As he banged his items onto the counter he shouted out what each thingwas. He appeared to be buying two of everything:
“Two Bags of Apples!
Two bottles of Dettol!
Two tins of baked beans!
Two packages of Kitchen Towels with two rolls in each package!
Two bags of Golden Wonder potatoes!”

Everyone watched him as he emptied his cart. It would not have mattered if I had been in the other line as every single person in both check out lines stopped what they were doing to watch him and to listen and to look at what he was buying. He said “Maybe I have two wives and I am shopping for them both!”

He announced that he came for The Shopping every Wednesday morning and that he always arrived by helicopter. He said it was the best way to travel when the roads Go Muddy and the trees are falling every which way. The man had only one tooth in the top front of his mouth and very few along the bottom but he had a good loud voice.

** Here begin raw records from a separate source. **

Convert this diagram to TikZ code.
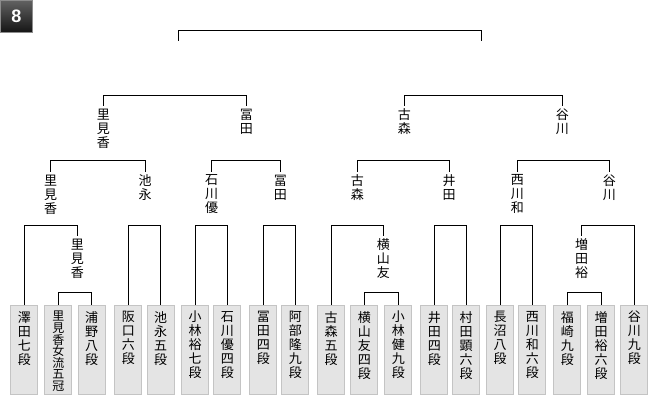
\documentclass[tikz,border=0pt]{standalone}
\usepackage{fontspec}
\newfontfamily\jpfont{Noto Sans CJK JP}
\newfontfamily\numfont{Liberation Sans}
\definecolor{boxfill}{HTML}{E4E4E4}
\definecolor{boxline}{HTML}{C4C4C4}

\begin{document}
\begin{tikzpicture}[
  x=1pt, y=-1pt,
  bracket/.style={draw=black, line width=1pt},
  player/.style={rectangle, draw=boxline, line width=1pt, fill=boxfill, minimum width=27pt, minimum height=89pt, inner sep=0pt, anchor=north},
  pname/.style={anchor=north, yshift=-6pt, align=center, inner sep=0pt, font=\jpfont\fontsize{13}{14}\selectfont},
  winner/.style={anchor=north, align=center, inner xsep=0pt, inner ysep=3pt, font=\jpfont\fontsize{13}{14}\selectfont},
  numbox/.style={rectangle, minimum size=32pt, draw=black!45, line width=1pt, top color=black!62, bottom color=black!92, text=white, font=\numfont\bfseries\fontsize{18}{18}\selectfont}
]
\useasboundingbox (0,0) rectangle (660,395);

% Block number
\node[numbox] (Block) at (16.5,16.5) {8};

% Bracket levels
\coordinate (lvF) at (0,31);
\coordinate (lvS) at (0,95.7);
\coordinate (lvQ) at (0,160.7);
\coordinate (lvR) at (0,225.7);
\coordinate (lvP) at (0,292);

% Players
\node[player, label={[pname]north:澤\\田\\七\\段}] (Sawada) at (24.3,305) {};
\node[player, label={[pname, font=\jpfont\fontsize{12}{11.6}\selectfont]north:里\\見\\香\\女\\流\\五\\冠}] (Satomi) at (58.3,305) {};
\node[player, label={[pname]north:浦\\野\\八\\段}] (Urano) at (91.7,305) {};
\node[player, label={[pname]north:阪\\口\\六\\段}] (Sakaguchi) at (128.3,305) {};
\node[player, label={[pname]north:池\\永\\五\\段}] (Ikenaga) at (160.7,305) {};
\node[player, label={[pname]north:小\\林\\裕\\七\\段}] (KobayashiH) at (195,305) {};
\node[player, label={[pname]north:石\\川\\優\\四\\段}] (Ishikawa) at (227.3,305) {};
\node[player, label={[pname]north:冨\\田\\四\\段}] (Tomita) at (263.3,305) {};
\node[player, label={[pname]north:阿\\部\\隆\\九\\段}] (Abe) at (295.3,305) {};
\node[player, label={[pname]north:古\\森\\五\\段}] (Komori) at (331,305) {};
\node[player, label={[pname]north:横\\山\\友\\四\\段}] (Yokoyama) at (364.3,305) {};
\node[player, label={[pname]north:小\\林\\健\\九\\段}] (KobayashiK) at (398.3,305) {};
\node[player, label={[pname]north:井\\田\\四\\段}] (Ida) at (434.3,305) {};
\node[player, label={[pname]north:村\\田\\顕\\六\\段}] (Murata) at (466,305) {};
\node[player, label={[pname]north:長\\沼\\八\\段}] (Naganuma) at (500,305) {};
\node[player, label={[pname]north:西\\川\\和\\六\\段}] (Nishikawa) at (532.3,305) {};
\node[player, label={[pname]north:福\\崎\\九\\段}] (Fukuzaki) at (567.3,305) {};
\node[player, label={[pname]north:増\\田\\裕\\六\\段}] (Masuda) at (601,305) {};
\node[player, label={[pname]north:谷\\川\\九\\段}] (Tanigawa) at (634.3,305) {};

% Winners of the preliminary games
\node[winner] (W0Satomi) at (77.3,235.7) {里\\見\\香};
\node[winner] (W0Yokoyama) at (383.3,235.7) {横\\山\\友};
\node[winner] (W0Masuda) at (581.7,235.7) {増\\田\\裕};

% Winners of round 1
\node[winner] (W1Satomi) at (50.5,171.7) {里\\見\\香};
\node[winner] (W1Ikenaga) at (145,171.7) {池\\永};
\node[winner] (W1Ishikawa) at (211.7,171.7) {石\\川\\優};
\node[winner] (W1Tomita) at (280.3,171.7) {冨\\田};
\node[winner] (W1Komori) at (357.3,171.7) {古\\森};
\node[winner] (W1Ida) at (449,171.7) {井\\田};
\node[winner] (W1Nishikawa) at (517.3,171.7) {西\\川\\和};
\node[winner] (W1Tanigawa) at (609.3,171.7) {谷\\川};

% Winners of round 2
\node[winner] (W2Satomi) at (103.3,105.7) {里\\見\\香};
\node[winner] (W2Tomita) at (246.3,105.7) {冨\\田};
\node[winner] (W2Komori) at (404.3,105.7) {古\\森};
\node[winner] (W2Tanigawa) at (562.3,105.7) {谷\\川};

% Final stubs
\coordinate (FinalL) at (178.3,41);
\coordinate (FinalR) at (481.3,41);

% Final
\draw[bracket] (FinalL) |- (FinalR |- lvF) -- (FinalR);

% Semi-finals
\draw[bracket] (W2Satomi.north) |- (W2Tomita.north |- lvS) -- (W2Tomita.north);
\draw[bracket] (W2Komori.north) |- (W2Tanigawa.north |- lvS) -- (W2Tanigawa.north);

% Round 2
\draw[bracket] (W1Satomi.north) |- (W1Ikenaga.north |- lvQ) -- (W1Ikenaga.north);
\draw[bracket] (W1Ishikawa.north) |- (W1Tomita.north |- lvQ) -- (W1Tomita.north);
\draw[bracket] (W1Komori.north) |- (W1Ida.north |- lvQ) -- (W1Ida.north);
\draw[bracket] (W1Nishikawa.north) |- (W1Tanigawa.north |- lvQ) -- (W1Tanigawa.north);

% Round 1
\draw[bracket] (Sawada.north) |- (W0Satomi.north |- lvR) -- (W0Satomi.north);
\draw[bracket] (Sakaguchi.north) |- (Ikenaga.north |- lvR) -- (Ikenaga.north);
\draw[bracket] (KobayashiH.north) |- (Ishikawa.north |- lvR) -- (Ishikawa.north);
\draw[bracket] (Tomita.north) |- (Abe.north |- lvR) -- (Abe.north);
\draw[bracket] (Komori.north) |- (W0Yokoyama.north |- lvR) -- (W0Yokoyama.north);
\draw[bracket] (Ida.north) |- (Murata.north |- lvR) -- (Murata.north);
\draw[bracket] (Naganuma.north) |- (Nishikawa.north |- lvR) -- (Nishikawa.north);
\draw[bracket] (W0Masuda.north) |- (Tanigawa.north |- lvR) -- (Tanigawa.north);

% Preliminary games
\draw[bracket] (Satomi.north) |- (Urano.north |- lvP) -- (Urano.north);
\draw[bracket] (Yokoyama.north) |- (KobayashiK.north |- lvP) -- (KobayashiK.north);
\draw[bracket] (Fukuzaki.north) |- (Masuda.north |- lvP) -- (Masuda.north);

\end{tikzpicture}
\end{document}
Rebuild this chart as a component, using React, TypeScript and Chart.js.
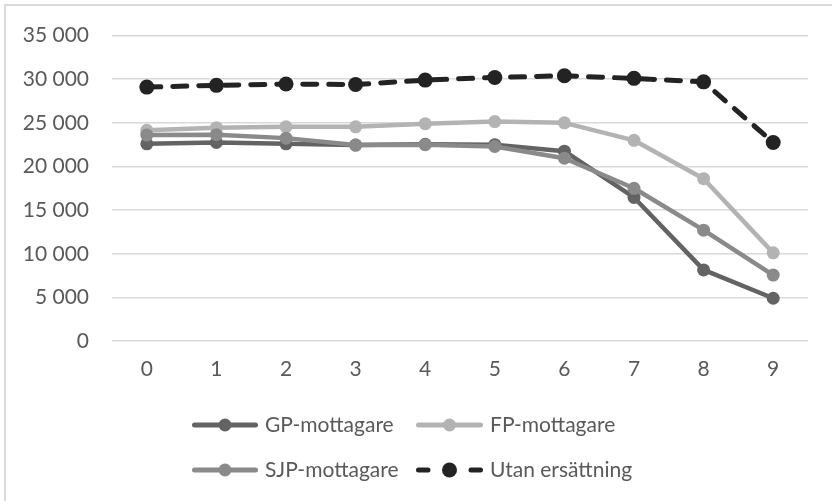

By the time I left the store he had loaded all of his groceries into his car. He did not have a helicopter. He had small old car with agricultural plates. It was thirty years old and the shine had gone off the paint. It was a dull orangey red. It had not been shiny for a long, long time. He had both front doors of the car open and he was parked in the place reserved for Mothers and Babies. He was standing near the front of the car shouting to each person who left the store. He asked who might be needing a lift home in his helicopter.